WRITTEN TASK → Starting from the top of the material, restate each line exactly until the line that contains "var yTickLabels = ['70','80','90','100'];", which is also copied. Pictures are excluded.

_ _ _ _ _ _ _

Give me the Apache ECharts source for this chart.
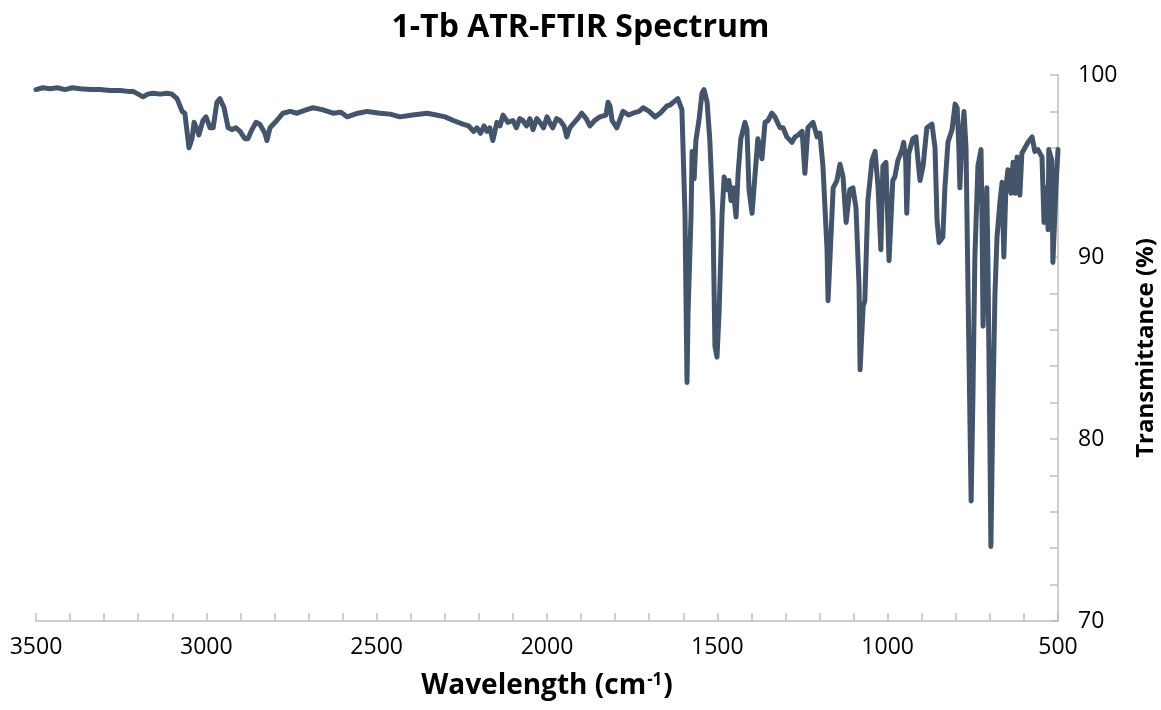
<!DOCTYPE html>
<html>
<head>
<meta charset="utf-8">
<script src="https://cdn.jsdelivr.net/npm/echarts@6/dist/echarts.min.js"></script>
<style>
html,body{margin:0;padding:0;background:#fff;}
#chart{width:1161px;height:710px;}
</style>
</head>
<body>
<div id="chart"></div>
<script>
var chartTitle = '1-Tb ATR-FTIR Spectrum';
var xTickLabels = ['3500','3000','2500','2000','1500','1000','500'];
var yTickLabels = ['70','80','90','100'];

var wavenumbers = [
3500,3480,3459,3437,3415,3393,3371,3340,3312,3283,3253,3230,3215,3200,3186,3172,3157,3135,3115,3101,3086,3071,3063,3051,3042,3036,3027,3022,3010,3001,2989,2980,2969,2960,2948,2936,2925,2913,2901,2887,2878,2866,2854,2843,2828,2822,2813,2793,2775,2754,2734,2705,2687,2660,2628,2605,2587,2555,2528,2490,2460,2432,2395,2352,2325,2299,2275,2247,2230,2215,2206,2195,2185,2176,2168,2159,2147,2138,2129,2115,2100,2090,2080,2071,2060,2050,2041,2030,2021,2010,2000,1990,1983,1972,1962,1950,1942,1933,1924,1910,1898,1885,1874,1860,1845,1827,1821,1815,1809,1795,1777,1760,1748,1730,1718,1700,1683,1668,1648,1639,1616,1604,1595,1589,1586,1577,1574,1568,1563,1554,1545,1539,1530,1522,1513,1507,1501,1495,1486,1480,1472,1466,1460,1454,1445,1439,1431,1419,1413,1407,1398,1389,1381,1369,1360,1351,1340,1331,1316,1307,1296,1281,1272,1263,1251,1243,1234,1219,1207,1199,1190,1178,1175,1166,1160,1149,1140,1131,1122,1111,1102,1093,1084,1081,1072,1067,1058,1046,1037,1028,1020,1014,1005,996,985,979,970,958,953,947,944,938,926,917,911,905,896,885,870,861,855,849,838,832,823,811,802,796,791,788,782,776,770,764,755,750,744,735,726,723,720,714,709,706,700,697,691,685,679,670,664,659,653,647,638,632,626,620,612,606,597,588,576,568,559,547,541,535,529,527,518,515,506,500
];
var transmittance = [
99.2,99.3,99.25,99.3,99.2,99.3,99.25,99.2,99.2,99.15,99.15,99.1,99.1,98.95,98.8,98.95,99.0,98.95,99.0,98.95,98.7,98.0,97.9,96.0,96.5,97.4,97.0,96.7,97.5,97.7,97.1,97.1,98.5,98.7,98.2,97.1,97.0,97.1,96.9,96.5,96.5,97.0,97.4,97.3,96.8,96.4,97.1,97.5,97.9,98.0,97.9,98.1,98.2,98.1,97.9,97.95,97.7,97.9,98.0,97.9,97.85,97.7,97.8,97.9,97.8,97.7,97.5,97.3,97.2,96.9,97.1,96.8,97.2,96.9,97.1,96.4,97.4,97.2,97.8,97.4,97.5,97.1,97.6,97.5,97.2,97.6,97.0,97.6,97.4,97.1,97.7,97.3,97.1,97.6,97.5,97.2,96.6,97.1,97.3,97.6,97.9,97.6,97.2,97.5,97.7,97.8,98.5,98.3,97.5,97.1,98.0,97.8,97.9,98.0,98.2,98.0,97.7,97.9,98.3,98.35,98.7,98.1,92.4,83.1,86.9,92.4,95.8,94.3,96.4,97.5,99.0,99.2,98.5,96.4,92.4,85.1,84.5,86.9,92.4,94.4,93.7,94.2,93.1,93.8,92.2,94.6,96.5,97.4,97.0,93.7,92.4,94.6,96.5,95.4,97.4,97.5,97.9,97.7,97.1,97.1,96.6,96.3,96.6,96.7,96.9,94.6,97.1,97.4,96.6,96.8,95.0,90.4,87.6,91.3,93.8,94.2,95.1,94.4,91.9,93.7,93.8,92.7,88.4,83.8,87.3,87.6,93.1,95.3,95.8,93.8,90.4,95.0,95.2,89.8,94.2,94.4,95.3,95.9,96.3,95.3,92.4,95.7,96.5,96.6,95.3,94.2,95.0,97.1,97.3,96.0,92.0,90.8,91.1,93.8,96.3,97.0,98.4,98.2,96.0,93.8,96.5,98.0,96.0,88.0,76.6,82.0,90.0,95.0,95.9,92.0,86.2,90.2,93.8,90.2,80.0,74.1,82.0,88.0,91.1,93.1,94.1,90.0,93.8,94.8,93.5,95.2,93.5,95.5,93.4,95.7,96.0,96.3,96.6,95.8,95.9,95.5,91.9,93.8,91.5,95.9,95.3,89.7,93.8,95.9
];

var seriesData = wavenumbers.map(function(w, i){ return [w, transmittance[i]]; });

var chart = echarts.init(document.getElementById('chart'), null, {renderer:'canvas'});
var axisGray = '#bfbfbf';
var fontFam = '"Open Sans", "Liberation Sans", sans-serif';
chart.setOption({
  animation: false,
  backgroundColor: '#ffffff',
  title: {
    text: chartTitle,
    left: 'center',
    top: 7,
    textStyle: {fontFamily: fontFam, fontWeight: 'bold', fontSize: 32, color: '#000'}
  },
  grid: {left: 36, right: 103, top: 75, bottom: 89, containLabel: false, outerBoundsMode: 'none'},
  xAxis: {
    type: 'value',
    inverse: true,
    min: 500, max: 3500, interval: 500,
    name: '{a|Wavelength (cm}{s|-1}{a|)}',
    nameLocation: 'middle',
    nameGap: 51,
    nameTextStyle: {
      rich: {
        a: {fontFamily: fontFam, fontWeight: 'bold', fontSize: 28, color: '#000'},
        s: {fontFamily: fontFam, fontWeight: 'bold', fontSize: 17, color: '#000', verticalAlign: 'top', padding:[0,1,12,1]}
      }
    },
    axisLine: {show: true, lineStyle: {color: axisGray, width: 1.5}},
    axisTick: {show: true, inside: true, length: 8, lineStyle: {color: axisGray, width: 1.5}},
    minorTick: {show: true, splitNumber: 5, length: 8, lineStyle: {color: axisGray, width: 1.5}},
    splitLine: {show: false},
    axisLabel: {
      fontFamily: fontFam, fontSize: 23, color: '#000', margin: 15,
      formatter: function(v){ var s = String(v); return xTickLabels.indexOf(s) >= 0 ? s : ''; }
    }
  },
  yAxis: {
    type: 'value',
    position: 'right',
    min: 70, max: 100, interval: 10,
    name: 'Transmittance (%)',
    nameLocation: 'middle',
    nameRotate: 90,
    nameGap: 76,
    nameTextStyle: {fontFamily: fontFam, fontWeight: 'bold', fontSize: 24, color: '#000'},
    axisLine: {show: true, lineStyle: {color: axisGray, width: 1.5}},
    axisTick: {show: true, inside: true, length: 8, lineStyle: {color: axisGray, width: 1.5}},
    minorTick: {show: true, splitNumber: 5, length: 8, lineStyle: {color: axisGray, width: 1.5}},
    splitLine: {show: false},
    axisLabel: {
      fontFamily: fontFam, fontSize: 23, color: '#000', margin: 20,
      formatter: function(v){ var s = String(v); return yTickLabels.indexOf(s) >= 0 ? s : ''; }
    }
  },
  series: [{
    type: 'line',
    data: seriesData,
    showSymbol: false,
    smooth: false,
    clip: true,
    lineStyle: {color: '#44546a', width: 5, cap: 'round', join: 'round'},
    itemStyle: {color: '#44546a'}
  }]
});
</script>
</body>
</html>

_ _ _ _ _ _ _

ANSWER TO THIS EXERCISE →
Give me the Apache ECharts source for this chart.
<!DOCTYPE html>
<html>
<head>
<meta charset="utf-8">
<script src="https://cdn.jsdelivr.net/npm/echarts@6/dist/echarts.min.js"></script>
<style>
html,body{margin:0;padding:0;background:#fff;}
#chart{width:1161px;height:710px;}
</style>
</head>
<body>
<div id="chart"></div>
<script>
var chartTitle = '1-Tb ATR-FTIR Spectrum';
var xTickLabels = ['3500','3000','2500','2000','1500','1000','500'];
var yTickLabels = ['70','80','90','100'];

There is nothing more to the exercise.